The command rang out at 3 p.m., and for one long moment last week, all the klaxons of hell seemed concentrated at Clermont-Ferrand in the Auvergne Mountains of France. Electric starters whined. Engines coughed, belched smoke, bellowed and shrieked defiance at the wind. Yelling officials rushed wildly about, collaring reluctant mechanics and dragging them to the safety of the pits. The Tricolor flag fell. Gears crashed, tires squealed, and to a roar from 50,000 spectators, 17 Formula 1 racing cars hurtled off the starting grid for lap 1 of the French Grand Prix—oldest auto race in the world.

Gradually, as the howling machines disappeared into the hills, a hypnotic hush came over Clermont-Ferrand.

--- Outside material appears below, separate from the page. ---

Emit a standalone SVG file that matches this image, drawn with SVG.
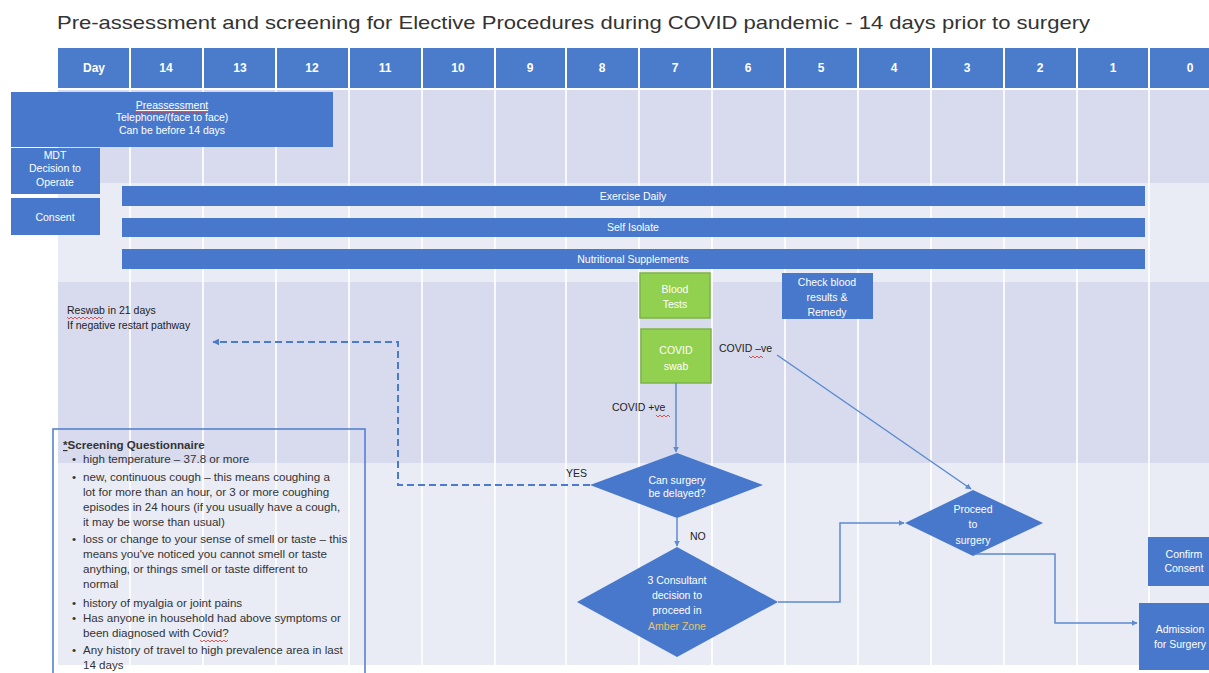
<svg xmlns="http://www.w3.org/2000/svg" width="1209" height="673" viewBox="0 0 1209 673">
<style>
.t{font-family:"Liberation Sans",Arial,sans-serif}
.hd{font-family:"Liberation Sans",Arial,sans-serif;font-size:12px;font-weight:bold;fill:#fff;text-anchor:middle}
.bx{fill:#4878CC}
.gr{fill:#92D050;stroke:#7DB446;stroke-width:1.5}
.wt{font-family:"Liberation Sans",Arial,sans-serif;font-size:10.5px;fill:#fff;text-anchor:middle}
.dk{font-family:"Liberation Sans",Arial,sans-serif;font-size:10.5px;fill:#222}
.q{font-family:"Liberation Sans",Arial,sans-serif;font-size:11.6px;fill:#333}
.gl{stroke:#fff;stroke-width:2;opacity:0.85}
.cn{fill:none;stroke:#5B8BD0;stroke-width:1.5}
.sq{fill:none;stroke:#e0403a;stroke-width:0.9}
</style>
<defs>
<marker id="ah" viewBox="0 0 10 10" refX="9" refY="5" markerWidth="6" markerHeight="6" orient="auto" markerUnits="userSpaceOnUse">
<path d="M0,0 L10,5 L0,10 z" fill="#5B8BD0"/>
</marker>
<marker id="ahd" viewBox="0 0 10 10" refX="9" refY="5" markerWidth="7" markerHeight="7" orient="auto" markerUnits="userSpaceOnUse">
<path d="M0,0 L10,5 L0,10 z" fill="#4A7CCB"/>
</marker>
</defs>
<rect x="0" y="0" width="1209" height="673" fill="#fff"/>
<text class="t" x="57" y="29" font-size="18.5" fill="#333" textLength="1033" lengthAdjust="spacingAndGlyphs">Pre-assessment and screening for Elective Procedures during COVID pandemic  - 14 days prior to surgery</text>

<g id="background">
<rect x="58" y="90" width="1151" height="93" fill="#D8DBEE"/>
<rect x="58" y="183" width="1151" height="99" fill="#E9EBF5"/>
<rect x="58" y="282" width="1151" height="181" fill="#D8DBEE"/>
<rect x="58" y="463" width="1151" height="202" fill="#E9EBF5"/>
<g class="gl">
<line x1="130" y1="90" x2="130" y2="665"/><line x1="203" y1="90" x2="203" y2="665"/><line x1="276" y1="90" x2="276" y2="665"/><line x1="349" y1="90" x2="349" y2="665"/><line x1="422" y1="90" x2="422" y2="665"/><line x1="495" y1="90" x2="495" y2="665"/><line x1="566" y1="90" x2="566" y2="665"/><line x1="639" y1="90" x2="639" y2="665"/><line x1="712" y1="90" x2="712" y2="665"/><line x1="785" y1="90" x2="785" y2="665"/><line x1="858" y1="90" x2="858" y2="665"/><line x1="931" y1="90" x2="931" y2="665"/><line x1="1004" y1="90" x2="1004" y2="665"/><line x1="1077" y1="90" x2="1077" y2="665"/><line x1="1149" y1="90" x2="1149" y2="665"/>
</g>
</g>

<g id="header">
<rect x="58" y="48" width="1151" height="40" fill="#4A7CCB"/>
<g stroke="#fff" stroke-width="2">
<line x1="130" y1="48" x2="130" y2="88"/><line x1="203" y1="48" x2="203" y2="88"/><line x1="276" y1="48" x2="276" y2="88"/><line x1="349" y1="48" x2="349" y2="88"/><line x1="422" y1="48" x2="422" y2="88"/><line x1="495" y1="48" x2="495" y2="88"/><line x1="566" y1="48" x2="566" y2="88"/><line x1="639" y1="48" x2="639" y2="88"/><line x1="712" y1="48" x2="712" y2="88"/><line x1="785" y1="48" x2="785" y2="88"/><line x1="858" y1="48" x2="858" y2="88"/><line x1="931" y1="48" x2="931" y2="88"/><line x1="1004" y1="48" x2="1004" y2="88"/><line x1="1077" y1="48" x2="1077" y2="88"/><line x1="1149" y1="48" x2="1149" y2="88"/>
</g>
<text class="hd" x="94" y="72">Day</text><text class="hd" x="166" y="72">14</text><text class="hd" x="240" y="72">13</text><text class="hd" x="312" y="72">12</text><text class="hd" x="385" y="72">11</text><text class="hd" x="458" y="72">10</text><text class="hd" x="530" y="72">9</text><text class="hd" x="602" y="72">8</text><text class="hd" x="675" y="72">7</text><text class="hd" x="748" y="72">6</text><text class="hd" x="821" y="72">5</text><text class="hd" x="894" y="72">4</text><text class="hd" x="967" y="72">3</text><text class="hd" x="1040" y="72">2</text><text class="hd" x="1113" y="72">1</text><text class="hd" x="1190" y="72">0</text>
</g>

<g id="preassessment">
<rect class="bx" x="11" y="92" width="322" height="55"/>
<text class="wt" x="172" y="109" text-decoration="underline">Preassessment</text>
<text class="wt" x="172" y="121">Telephone/(face to face)</text>
<text class="wt" x="172" y="134">Can be before 14 days</text>
<path class="sq" d="M133,112 l2,2 l2,-2 l2,2 l2,-2 l2,2 l2,-2 l2,2 l2,-2 l2,2 l2,-2 l2,2 l2,-2 l2,2 l2,-2 l2,2 l2,-2 l2,2 l2,-2 l2,2 l2,-2 l2,2 l2,-2 l2,2 l2,-2 l2,2 l2,-2 l2,2 l2,-2 l2,2 l2,-2 l2,2 l2,-2 l2,2 l2,-2 l2,2 l2,-2"/>
</g>
<g id="mdt">
<rect class="bx" x="11" y="148" width="89" height="46"/>
<text class="wt" x="55" y="159">MDT</text>
<text class="wt" x="55" y="172">Decision to</text>
<text class="wt" x="55" y="186">Operate</text>
</g>
<g id="consent">
<rect class="bx" x="11" y="198" width="89" height="37"/>
<text class="wt" x="55" y="221">Consent</text>
</g>
<g id="exercise">
<rect class="bx" x="122" y="186" width="1023" height="20"/>
<text class="wt" x="633" y="200">Exercise Daily</text>
</g>
<g id="isolate">
<rect class="bx" x="122" y="218" width="1023" height="19"/>
<text class="wt" x="633" y="231">Self Isolate</text>
</g>
<g id="nutrition">
<rect class="bx" x="122" y="249" width="1023" height="20"/>
<text class="wt" x="633" y="263">Nutritional Supplements</text>
</g>
<g id="blood-tests">
<rect class="gr" x="640" y="273" width="70" height="45"/>
<text class="wt" x="675" y="293">Blood</text>
<text class="wt" x="675" y="308">Tests</text>
</g>
<g id="check-blood">
<rect class="bx" x="782" y="273" width="91" height="46"/>
<text class="wt" x="827" y="286">Check blood</text>
<text class="wt" x="827" y="301">results &amp;</text>
<text class="wt" x="827" y="316">Remedy</text>
</g>
<g id="covid-swab">
<rect class="gr" x="641" y="329" width="70" height="54"/>
<text class="wt" x="676" y="354">COVID</text>
<text class="wt" x="676" y="370">swab</text>
</g>
<g id="reswab">
<text class="dk" x="67" y="314">Reswab in 21 days</text>
<text class="dk" x="67" y="329">If negative restart pathway</text>
<path class="sq" d="M67,317 l2,2 l2,-2 l2,2 l2,-2 l2,2 l2,-2 l2,2 l2,-2 l2,2 l2,-2 l2,2 l2,-2 l2,2 l2,-2 l2,2 l2,-2 l2,2 l2,-2"/>
</g>
<g id="delay-decision">
<polygon class="bx" points="677,453 763,485 677,518 590,485"/>
<text class="wt" x="677" y="484">Can surgery</text>
<text class="wt" x="677" y="497">be delayed?</text>
</g>
<g id="consultant-decision">
<polygon class="bx" points="677,547 778,602 677,657 577,602"/>
<text class="wt" x="677" y="584">3 Consultant</text>
<text class="wt" x="677" y="599">decision to</text>
<text class="wt" x="677" y="614">proceed in</text>
<text class="wt" x="677" y="630" style="fill:#E9C46A">Amber Zone</text>
</g>
<g id="proceed">
<polygon class="bx" points="973,490 1043,523 973,556 905,523"/>
<text class="wt" x="973" y="513">Proceed</text>
<text class="wt" x="973" y="528">to</text>
<text class="wt" x="973" y="544">surgery</text>
</g>
<g id="confirm-consent">
<rect class="bx" x="1148" y="537" width="70" height="49"/>
<text class="wt" x="1184" y="558">Confirm</text>
<text class="wt" x="1184" y="572">Consent</text>
</g>
<g id="admission">
<rect class="bx" x="1139" y="603" width="80" height="67"/>
<text class="wt" x="1180" y="633">Admission</text>
<text class="wt" x="1180" y="648">for Surgery</text>
</g>
<g id="questionnaire">
<rect x="53" y="429" width="312" height="260" fill="none" stroke="#4A7CCB" stroke-width="1.5"/>
<text class="q" x="63" y="449" font-weight="bold"><tspan text-decoration="underline">*</tspan>Screening Questionnaire</text>
<g class="q">
<text x="72" y="463">•</text><text x="83" y="463">high temperature – 37.8 or more</text>
<text x="72" y="481">•</text><text x="83" y="481">new, continuous cough – this means coughing a</text>
<text x="83" y="496">lot for more than an hour, or 3 or more coughing</text>
<text x="83" y="511">episodes in 24 hours (if you usually have a cough,</text>
<text x="83" y="526">it may be worse than usual)</text>
<text x="72" y="543">•</text><text x="83" y="543">loss or change to your sense of smell or taste – this</text>
<text x="83" y="558">means you've noticed you cannot smell or taste</text>
<text x="83" y="573">anything, or things smell or taste different to</text>
<text x="83" y="588">normal</text>
<text x="72" y="607">•</text><text x="83" y="607">history of myalgia or joint pains</text>
<text x="72" y="622">•</text><text x="83" y="622">Has anyone in household had above symptoms or</text>
<text x="83" y="637">been diagnosed with Covid?</text>
<text x="72" y="654">•</text><text x="83" y="654">Any history of travel to high prevalence area in last</text>
<text x="83" y="669">14 days</text>
</g>
<path class="sq" d="M200,640 l2,2 l2,-2 l2,2 l2,-2 l2,2 l2,-2 l2,2 l2,-2 l2,2 l2,-2 l2,2 l2,-2 l2,2 l2,-2"/>
</g>

<g id="connectors">
<path class="cn" d="M676,383 V452" marker-end="url(#ah)"/>
<path d="M590,485 H398 V342 H213" fill="none" stroke="#4A7CCB" stroke-width="2" stroke-dasharray="7,4" marker-end="url(#ahd)"/>
<path class="cn" d="M677,518 V546" marker-end="url(#ah)"/>
<path class="cn" d="M778,602 H840 V523 H904" marker-end="url(#ah)"/>
<path class="cn" d="M777,355 L971,489" marker-end="url(#ah)"/>
<path class="cn" d="M976,554 H1055 V623 H1137" marker-end="url(#ah)"/>
<text class="dk" x="566" y="477">YES</text>
<text class="dk" x="690" y="540">NO</text>
<text class="dk" x="719" y="352">COVID –ve</text>
<text class="dk" x="612" y="411">COVID +ve</text>
<path class="sq" d="M749,356 l2,2 l2,-2 l2,2 l2,-2 l2,2 l2,-2 l2,2"/>
<path class="sq" d="M656,415 l2,2 l2,-2 l2,2 l2,-2 l2,2 l2,-2 l2,2"/>
</g>
</svg>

In the pits, the loudest sound was the ticking of stop watches as mechanics and managers paced nervously to and fro. Even the public-address announcer stopped his chatter. The grandstand crowd sat in silence—eyes riveted on a spot 400 ft. below, where the winding asphalt track curled like a thin, black snake between two green hills. There, any second now, the leading car would appear. The noise came first: the rising nasal whine of a V-8 engine echoing off the hills; the gastric grunts as its driver worked down through the gears from fourth to second for a 60-m.p.h. curve; the throaty snarl as he stepped on the throttle, flashed into the open at 90 m.p.h. and vanished around still another bend.

Who was it? The car was green. No. 6. Driver wearing a blue helmet. Who else? "Clark!" somebody shouted, and suddenly the crowd was chanting: "Clark! Clark! Clark!" Sure enough, just 3 min. 29 sec. after it had left the starting grid, Jim Clark's Lotus-Climax swept around the last left-hand bend into full view of the cheering stands. "C'est formidable!" gasped one awed Frenchman. Sighed another: "C'est termine"—It's all over.

And so it was. After just one lap, Clark was already 2 sec.—or 100 yds. —ahead of his nearest pursuer. But for 39 more laps, he coolly, relentlessly poured it on until he had lapped all but three of his rivals, smashed the official lap record (82.39 m.p.h.) three times in succession and 15 times in all—even tually raising it to a fantastic 90.59 m.p.h. He did it on a course that he had never even seen until two days before the race, a course that ranks as one of the toughest in the world: 51 curves and 102 gear changes per five-mile lap, an average of one gear change every 2 sec. And he did it in a four-year-old "training car" instead of the new, 32-valve model he wrecked in practice when the suspension snapped at 80 m.p.h. ("a bit breathtaking, that"). When he finally coasted under the checkered flag, he was far enough ahead (26 sec.) that the only thing he could see in his rearview mirror was his own face.